De güelfos y gibelinos
En los últimos meses parece como si la historia se repitiera. El presidente de Colombia, Álvaro Uribe, encomendaba a sus electores la continuidad nombrando delfín a Juan Manuel Santos, que salía debidamente elegido en julio; anteriormente ya se había consolidado Dilma Rousseff como ungida del presidente brasileño, Inàcio Lula da Silva, y hoy es favorita para sucederle en segunda vuelta. El presidente venezolano, Hugo Chávez, presentaba las legislativas del 26 de septiembre como un plebiscito personal, lo que había estado implícito con Uribe, y clamorosamente obvio en el caso brasileño. El líder bolivariano hizo match nulo en su tentativa de aplastar a la oposición; el continuismo de Santos está resultando tan matizado que antes parece nuevo comienzo; y Rousseff es todavía una relativa incógnita; pero todos tienen algo en común: una abrumadora mayoría de electores han votado a favor o en contra de quienes no concurrían a los comicios: a Uribe en lugar de Santos, a Lula en vez de Rousseff, y a Chávez suplantando a su mesnada. Y todos ellos se necesitan y explican como piezas en un tablero por la existencia de los demás.
Lula pretende alterar el precario orden universal que tiene a EE UU como poder imprescindible
Uribe es el güelfo clásico que ha buscado aliados donde debía, Estados Unidos, alineando su política según las preferencias de Washington en Asia Central, y eligiendo a sus adversarios con impecable ortodoxia: el chavismo. Santos, diferentemente, es el güelfo posmoderno que proclama que todos los que no estén contra él están con él. Y Lula es el gibelino que place a todos los güelfos. A Uribe porque, aunque era un incordio con sus críticas a la cesión de bases a Washington, también le valoraba ante la superpotencia; y a Santos porque, creando un polo de poder en América Latina, le da mayor profundidad a su política exterior; no en vano su primera visita ha sido a Brasilia. Lula ha protagonizado estos años un número acrobático excepcional, encendiendo una vela a Dios y otra al diablo. Ha representado a su país en Davos, foro de los grandes poderes fácticos y en el G-veintipico junto a los líderes del planeta, sin dejar de ser por ello la estrella de la reunión altermundista de Porto Alegre; así, firmaba en abril un acuerdo sobre Defensa con Estados Unidos, y acordaba en mayo un plan de rearme con Francia que hace de su país la primera potencia militar latinoamericana y el séptimo del mundo en poseer submarinos nucleares; y mientras disputaba a Chávez el liderazgo de la ibero-izquierda, apaciguaba cualquier temor de la inversión occidental con el respeto que mostraba por el capitalismo globalizado. Los gibelinos radicales han dicho de Lula que había sido cooptado por lo que Gramsci llamaba "la resistencia pasiva" de las élites, cuyos beneficios marginales serían la Copa del Mundo de Fútbol en 2014 y los Juegos de Río en 2016.

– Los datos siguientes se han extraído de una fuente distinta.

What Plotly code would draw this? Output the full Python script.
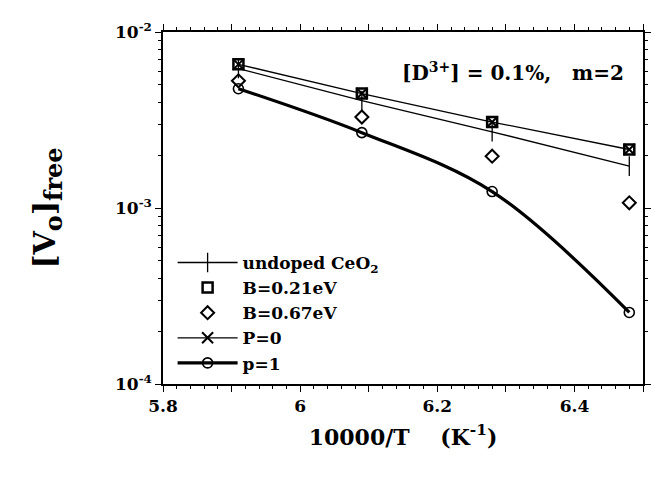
import plotly.graph_objects as go

# Data (x = 10000/T, y = [Vo]free)
x_vals = [5.91, 6.09, 6.28, 6.48]
undoped = [6.2e-3, 4.08e-3, 2.71e-3, 1.73e-3]
b021 = [6.55e-3, 4.47e-3, 3.08e-3, 2.15e-3]
b067 = [5.28e-3, 3.29e-3, 1.97e-3, 1.07e-3]
p0 = [6.55e-3, 4.47e-3, 3.08e-3, 2.15e-3]
p1 = [4.76e-3, 2.68e-3, 1.24e-3, 2.55e-4]

x_range = [5.8, 6.5]
y_range_log = [-4, -2]
x_tickvals = [5.8, 5.9, 6.0, 6.1, 6.2, 6.3, 6.4, 6.5]
x_ticktext = ["5.8", "", "6", "", "6.2", "", "6.4", ""]
y_tickvals = [1e-4, 1e-3, 1e-2]
y_ticktext = ["10<sup>-4</sup>", "10<sup>-3</sup>", "10<sup>-2</sup>"]

FONT = "DejaVu Serif"
OFF = 8  # page body margin
W, H = 663 - OFF, 477 - OFF
L, T = 163 - OFF, 25 - OFF
R = W - (648 - OFF)
B = H - (384 - OFF)
pw, ph = W - L - R, H - T - B

fig = go.Figure()
fig.add_trace(go.Scatter(
    x=x_vals, y=undoped, mode="lines+markers", name="<b>undoped CeO<sub>2</sub></b>",
    line=dict(color="black", width=1.3),
    marker=dict(symbol="line-ns", size=14, line=dict(color="black", width=1.3))))
fig.add_trace(go.Scatter(
    x=x_vals, y=b021, mode="markers", name="<b>B=0.21eV</b>",
    marker=dict(symbol="square-open", size=10, color="black", line=dict(color="black", width=2.5))))
fig.add_trace(go.Scatter(
    x=x_vals, y=b067, mode="markers", name="<b>B=0.67eV</b>",
    marker=dict(symbol="diamond-open", size=10, color="black", line=dict(color="black", width=2))))
fig.add_trace(go.Scatter(
    x=x_vals, y=p0, mode="lines+markers", name="<b>P=0</b>",
    line=dict(color="black", width=1.3),
    marker=dict(symbol="x-thin", size=11, line=dict(color="black", width=2))))
fig.add_trace(go.Scatter(
    x=x_vals, y=p1, mode="lines+markers", name="<b>p=1</b>",
    line=dict(color="black", width=3.2, shape="spline"),
    marker=dict(symbol="circle-open", size=10, color="black", line=dict(color="black", width=1.6))))

fig.add_annotation(
    x=(402 - 163) / pw, y=(384 - 66) / ph, xref="paper", yref="paper", showarrow=False,
    text="<b>[D<sup>3+</sup>] = 0.1%,   m=2</b>",
    font=dict(family=FONT, size=20, color="black"), xanchor="left", yanchor="middle")

fig.update_layout(
    width=W, height=H,
    margin=dict(l=L, r=R, t=T, b=B, pad=0),
    paper_bgcolor="white", plot_bgcolor="white",
    font=dict(family=FONT, color="black", size=16),
    showlegend=True,
    legend=dict(x=0.02, y=0.395, xanchor="left", yanchor="top",
                bgcolor="rgba(0,0,0,0)", font=dict(family=FONT, size=17),
                tracegroupgap=0, itemwidth=60),
    xaxis=dict(
        range=x_range, showgrid=False, zeroline=False,
        showline=True, linecolor="black", linewidth=1.5, mirror="allticks",
        ticks="outside", ticklen=6, tickwidth=1.4, tickcolor="black",
        tickvals=x_tickvals,
        ticktext=[f"<b>{t}</b>" if t else "" for t in x_ticktext],
        tickfont=dict(family=FONT, size=17),
        minor=dict(ticks="outside", dtick=0.02, ticklen=3, tickwidth=1.2, tickcolor="black"),
        title=dict(text="<b>10000/T    (K<sup>-1</sup>)</b>", font=dict(family=FONT, size=22), standoff=14),
    ),
    yaxis=dict(
        type="log", range=y_range_log, showgrid=False, zeroline=False,
        showline=True, linecolor="black", linewidth=1.5, mirror="allticks",
        ticks="outside", ticklen=6, tickwidth=1.4, tickcolor="black",
        tickvals=y_tickvals,
        ticktext=[f"<b>{t}</b>" for t in y_ticktext],
        tickfont=dict(family=FONT, size=17),
        minor=dict(ticks="outside", dtick="D1", ticklen=3, tickwidth=1.2, tickcolor="black"),
        title=dict(text="<b>[V<sub><span style='font-size:24px'>o</span></sub>]<sub><span style='font-size:24px'>free</span></sub></b>",
                   font=dict(family=FONT, size=30), standoff=50),
    ),
)

fig.write_html("out.html")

Chávez es, en cambio, el gibelino en estado de naturaleza, pero que también necesita a Lula porque no tiene mejor comunicación con Occidente, dado que España no basta y Cuba e Irán no sirven. Gibelinos solo aparentes son el presidente ecuatoriano, Rafael Correa, y el boliviano, Evo Morales. El primero es un gibelino a la fuerza, que en Europa estaría encantado de ser socialdemócrata, pero al que su vulcanismo enfrenta al mundo convirtiendo, como ha ocurrido en Quito, un motín policial en intentona golpista. Y la aversión y el alejamiento que siente el líder indígena por Europa le hace irremisiblemente ajeno a todo lo que suene a la Italia del siglo XIV. Pero el actor central siempre es Lula porque, cooptado o sigiloso asaltante por la puerta trasera del palacio de invierno, pretende alterar el precario orden universal que aún tiene a Estados Unidos como poder imprescindible. El despliegue para ello ha sido impresionante. En más de 200 viajes al extranjero y ocho años de mandato ha dormido 385 noches fuera de Brasil; ha abierto 36 embajadas y consulados, con lo que el país está representado en un centenar de capitales por 1.400 diplomáticos, y, a diferencia de sus predecesores que preferían Estados Unidos y Europa, dos tercios de sus viajes han sido a Asia, África y América Latina.
Lula ha jurado que no será el poder en la sombra con Rousseff ni, menos aún, que renuncie a una futura presidencia. Y cuesta verle alejado de su país, aunque sea como secretario general de la ONU. Pero si su designio perdura, difícilmente podrá mantener su exquisito juego gibelino. En la cima el centro no existe.